Why Drum Lessons by Video Are Bad Idea

teach yourself drums video

Teaching yourself drums is a great way to learn Animal’s technique…or lack thereof.

“Learn How to Drum Like a Pro in 10 Easy Steps”. Sure, it’s drumming – how hard could it be anyway? All you need is a video and a drum kit and you’re ready to go, right? Sure, if you have no aspirations to learn how to play drums. The truth is that those videos are often devoid of substantial content and fall short of teaching the eager student. Having said that, it is not always “wrong” to use videos – there is a time and a place in your musical development that it is more appropriate.

Correction, Please
It’s obvious that a video cannot provide hands-on correction. Try as they might, the student cannot perfect their position, posture, and technique by watching a video. When these fundamental elements are compromised, the student can develop a long list of bad habits and sloppy traits that will be very difficult to unlearn. Essentially, they’d have to start over again and then what is the point of the short cut? In live drum lessons, the teacher helps students get their hands in the right position, ensures that the student is using more wrist than arm, and makes sure that their posture is good. or see their total posture. Consequently, the student might learn something incorrect, and we all know that unlearning and relearning is much more difficult than learning right the first time.

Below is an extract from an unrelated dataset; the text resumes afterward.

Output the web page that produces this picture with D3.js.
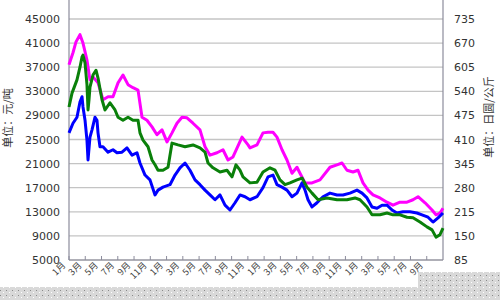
<!DOCTYPE html>
<html>
<head>
<meta charset="utf-8">
<script src="https://d3js.org/d3.v7.min.js"></script>
<style>
  body { margin: 0; background: #fff; }
  svg { display: block; }
</style>
</head>
<body>
<svg id="chart" width="500" height="300"></svg>
<script>
// ticks / labels
const leftTicks = [5000, 9000, 13000, 17000, 21000, 25000, 29000, 33000, 37000, 41000, 45000, 49000];
const rightTicks = [85, 150, 215, 280, 345, 410, 475, 540, 605, 670, 735, 800];
const monthLabels = ['1月','3月','5月','7月','9月','11月','1月','3月','5月','7月','9月','11月',
                     '1月','3月','5月','7月','9月','11月','1月','3月','5月','7月','9月'];

// month position along x
const magentaMonths = [0, 0.12, 0.49, 0.86, 1.35, 1.72, 2.21, 2.58, 2.95, 3.57, 4.18, 4.8, 5.41, 6.03, 6.64, 7.26, 7.87, 8.49, 8.98, 9.59,
  10.21, 10.82, 11.44, 12.05, 12.67, 13.28, 13.9, 14.51, 15.25, 16.11, 16.73, 17.34, 18.2, 18.94, 19.56, 20.17, 21.28, 22.02, 22.26, 23.12,
  23.86, 24.48, 25.09, 25.58, 26.2, 26.81, 27.43, 28.04, 28.41, 29.03, 29.89, 30.87, 32.1, 32.96, 33.58, 34.19, 34.93, 35.55, 36.16, 36.78,
  37.39, 38.25, 39.11, 39.85, 40.71, 41.57, 42.31, 42.93, 43.79, 44.65, 45.14, 45.63, 46];
const magentaValues = [37400, 37900, 39400, 41200, 42400, 41000, 38200, 34900, 35400, 34400, 31600, 32100, 32100, 34400, 35700, 34100, 33600, 33200, 28700, 28200,
  27100, 25800, 26600, 24600, 26100, 27700, 28700, 28600, 27700, 26600, 23800, 22400, 22800, 23300, 21600, 22100, 25400, 24100, 23600, 24100,
  26100, 26200, 26200, 25400, 23300, 21600, 19400, 20400, 19400, 17800, 17800, 18300, 20400, 20800, 21100, 19900, 19600, 19900, 17800, 16600,
  15800, 15300, 14600, 14100, 14600, 14600, 15000, 15500, 14500, 13300, 12500, 12800, 13600];

const greenMonths = [0, 0.37, 0.98, 1.35, 1.6, 1.72, 1.97, 2.21, 2.34, 2.46, 2.58, 2.95, 3.32, 3.57, 4.06, 4.43, 5.04, 5.66, 6.03, 6.64,
  7.26, 7.87, 8.49, 8.73, 9.1, 9.72, 10.21, 10.58, 10.95, 11.56, 12.18, 12.67, 13.41, 14.27, 15.25, 16.11, 16.73, 17.1, 17.71, 18.57,
  19.43, 20.05, 20.54, 21.03, 21.4, 22.26, 23.12, 23.86, 24.72, 25.34, 25.95, 26.57, 27.18, 28.04, 28.66, 29.27, 29.89, 30.63, 31.73, 32.96,
  34.19, 35.18, 35.79, 36.65, 37.27, 38.25, 39.11, 39.85, 40.71, 41.57, 42.31, 43.17, 44.03, 44.65, 45.14, 45.63, 46];
const greenValues = [30400, 32700, 34900, 37000, 38700, 39000, 37700, 34100, 29900, 31600, 33700, 35700, 36500, 35200, 31600, 29900, 31100, 29900, 28700, 28200,
  28700, 28200, 28200, 26100, 24900, 23800, 21600, 20800, 19900, 19900, 20400, 24400, 24100, 23800, 24100, 23600, 22900, 21100, 20300, 19600,
  19900, 18800, 20800, 19900, 18800, 17800, 17900, 19600, 20300, 19900, 18300, 17500, 17800, 18300, 18600, 17100, 16100, 15000, 15300, 15000,
  15000, 15300, 15000, 13800, 12500, 12500, 12800, 12500, 12500, 12100, 12000, 11300, 10500, 10000, 8800, 9200, 10300];

const blueMonths = [0, 0.49, 0.98, 1.35, 1.6, 1.72, 1.97, 2.21, 2.34, 2.58, 2.83, 3.2, 3.44, 3.57, 3.81, 4.18, 4.8, 5.41, 5.9, 6.52,
  7.13, 7.75, 8.36, 8.73, 9.35, 9.96, 10.58, 10.95, 11.56, 12.42, 13.04, 13.65, 14.27, 14.88, 15.5, 16.11, 16.73, 17.34, 17.96, 18.57,
  19.19, 19.8, 20.42, 21.03, 21.65, 22.26, 23.12, 23.86, 24.48, 25.09, 25.58, 26.2, 26.81, 27.43, 28.04, 28.66, 29.03, 29.4, 29.89, 30.5,
  31.24, 32.1, 32.96, 33.7, 34.56, 35.42, 36.04, 36.65, 37.27, 37.88, 38.5, 39.11, 39.73, 40.34, 41.08, 41.94, 42.8, 43.42, 44.16, 44.77,
  45.39, 46];
const blueValues = [26100, 27700, 28700, 31200, 32100, 30400, 28200, 24900, 21600, 25400, 26600, 28700, 28200, 26100, 23800, 23800, 22900, 23300, 22800, 22900,
  23600, 22400, 22800, 21100, 19100, 18300, 15800, 16600, 17100, 17500, 19100, 20300, 21100, 19900, 18300, 17500, 16600, 15800, 15000, 15800,
  14100, 13300, 14500, 15800, 15500, 15000, 15500, 17000, 18800, 19100, 17500, 17100, 16600, 15500, 16100, 17800, 16600, 15000, 13800, 14500,
  15500, 16100, 15800, 15800, 16100, 16600, 16100, 15300, 13800, 13600, 14100, 14100, 13300, 12800, 13000, 13000, 12800, 12500, 12100, 11300,
  12000, 12800];

const svg = d3.select('#chart');
const left = 69, right = 443, bottom = 260;

const x = d3.scaleLinear().domain([0, 46]).range([left, right]);
const y = d3.scaleLinear().domain([5000, 49000]).range([bottom, -5.1]);
const y2 = d3.scaleLinear().domain([85, 800]).range([bottom, -5.1]);

svg.append('rect').attr('width', 500).attr('height', 300).attr('fill', '#fff');

// dotted grey band at the bottom
const defs = svg.append('defs');
const pat = defs.append('pattern').attr('id', 'dots')
  .attr('patternUnits', 'userSpaceOnUse').attr('width', 6).attr('height', 5);
pat.append('rect').attr('width', 6).attr('height', 5).attr('fill', '#d9d9d9');
pat.append('rect').attr('x', 0).attr('y', 0).attr('width', 1).attr('height', 1).attr('fill', '#8a8a8a');
pat.append('rect').attr('x', 3).attr('y', 2).attr('width', 1).attr('height', 1).attr('fill', '#ffffff');
svg.append('rect').attr('x', 0).attr('y', 287).attr('width', 500).attr('height', 13).attr('fill', 'url(#dots)');
svg.append('rect').attr('x', 418).attr('y', 272).attr('width', 82).attr('height', 15).attr('fill', 'url(#dots)');

// gridlines
svg.append('g').selectAll('line').data(leftTicks).join('line')
  .attr('x1', left).attr('x2', right)
  .attr('y1', d => y(d)).attr('y2', d => y(d))
  .attr('stroke', '#c4c4c4').attr('stroke-width', 1.3);

// left labels
svg.append('g').selectAll('text').data(leftTicks).join('text')
  .attr('x', 60).attr('y', d => y(d) + 4)
  .attr('text-anchor', 'end')
  .attr('font-family', 'DejaVu Sans').attr('font-size', 11)
  .attr('fill', '#333').text(d => d);

// right labels
svg.append('g').selectAll('text').data(rightTicks).join('text')
  .attr('x', 454).attr('y', d => y2(d) + 4)
  .attr('font-family', 'DejaVu Sans').attr('font-size', 11)
  .attr('fill', '#333').text(d => d);

// axis frame
svg.append('line').attr('x1', left).attr('x2', left).attr('y1', -5).attr('y2', bottom)
  .attr('stroke', '#8c8c9c').attr('stroke-width', 1.2);
svg.append('line').attr('x1', right).attr('x2', right).attr('y1', -5).attr('y2', bottom)
  .attr('stroke', '#8c8c9c').attr('stroke-width', 1.2);
svg.append('line').attr('x1', left).attr('x2', right).attr('y1', bottom).attr('y2', bottom)
  .attr('stroke', '#8c8c9c').attr('stroke-width', 1.2);

// bottom ticks + month labels
const tickPos = monthLabels.map((d, i) => i * 2);
svg.append('g').selectAll('line').data(tickPos).join('line')
  .attr('x1', d => x(d)).attr('x2', d => x(d))
  .attr('y1', bottom - 4).attr('y2', bottom)
  .attr('stroke', '#8c8c9c');
svg.append('g').selectAll('text').data(monthLabels).join('text')
  .attr('transform', (d, i) => `translate(${x(i * 2) - 3},${bottom + 6}) rotate(-45)`)
  .attr('text-anchor', 'end')
  .attr('font-family', 'Noto Sans CJK SC').attr('font-size', 9)
  .attr('fill', '#444').text(d => d);

// axis titles
svg.append('text')
  .attr('transform', 'translate(12,118) rotate(-90)')
  .attr('text-anchor', 'middle')
  .attr('font-family', 'Noto Sans CJK SC').attr('font-size', 11)
  .attr('fill', '#333').text('单位：元/吨');
svg.append('text')
  .attr('transform', 'translate(493,117) rotate(-90)')
  .attr('text-anchor', 'middle')
  .attr('font-family', 'Noto Sans CJK SC').attr('font-size', 11)
  .attr('fill', '#333').text('单位：日圆/公斤');

// series
const line = d3.line().x(d => x(d[0])).y(d => y(d[1]));
const series = [
  { months: magentaMonths, values: magentaValues, color: '#ff00ff' },
  { months: blueMonths, values: blueValues, color: '#0000ff' },
  { months: greenMonths, values: greenValues, color: '#0a800a' }
];
series.forEach(s => {
  svg.append('path')
    .datum(d3.zip(s.months, s.values))
    .attr('d', line)
    .attr('fill', 'none')
    .attr('stroke', s.color)
    .attr('stroke-width', 3)
    .attr('stroke-linejoin', 'round');
});
</script>
</body>
</html>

Short Cuts: You Get What You Pay For
Drum videos tend to be more generalized. They are not tailored to the needs of the student, and they move quickly through the basics. They promise to “Learn Drumming in 10 Easy Steps” but the reality is that they skip, omit, or gloss over important lessons. After a video, you learn how to mimic, not how to master your drum set.

What Would Neil Do?
If you are an advanced drummer who has learned drum theory and foundations, then some of the advanced videos out there are just fine. These advanced videos tend to focus on different techniques and styles versus the basics. Caution: don’t skip ahead to these videos if you’re new. You’ll never be able to “Drum Like Neil Peart” without professional fundamentals – even he would tell that.

Live and In Person
With private drum lessons, you have the benefit of personal instruction, tailored specifically to you. The personalized aspect means that they understand your goals and have created a custom plan that works towards those goals. They will work with the specific style and rhythms that you want to learn, and incorporate other essential drum techniques that will boost your learning, as well as drum notations.

A good teacher will provide demonstrations using a drum set you are familiar with and will closely monitor your progress as you practice what you learn, correcting technique, movement, style, and position as you go.

Present and Accounted For
With an instructor, you can set goals and meet them, which is an important motivation tool. You also have someone to be accountable to. No video is going to help you pick out a drum set or talk you up when you’re frustrated and ready to quit.

About Those Gigs
It goes without saying that drum lesson videos can’t connect you with other musicians or gigs in the area. There are no student showcases or other performance opportunities, and believe it or not, learning to perform actually takes a little bit of learning itself – better to get that out of the way during student concerts instead of your first big gig.

Drum Teacher Reputation
The drummer on a video might be self-taught or might have picked up a few bad habits themselves that they are about to pass on to the student. Not to say that any drum teachers are perfect, but when you go to a school you get more assurance of the quality of the teacher. You can look at reviews, ask other students or parents, and talk to the school about the qualifications of the teacher. At Elite, for example, we look for drum teachers who have a background not just in drumming, but one of a formal education and experience teaching.

The conclusion is clear and simple. If you want to learn how to play drums well, you it is better to take drum lessons with an informed teacher who can keep you on the straight and narrow during the most critical period of learning. Once you’ve leveled up to advanced, it’s okay to check out some of the techniques and styles of your heroes via video.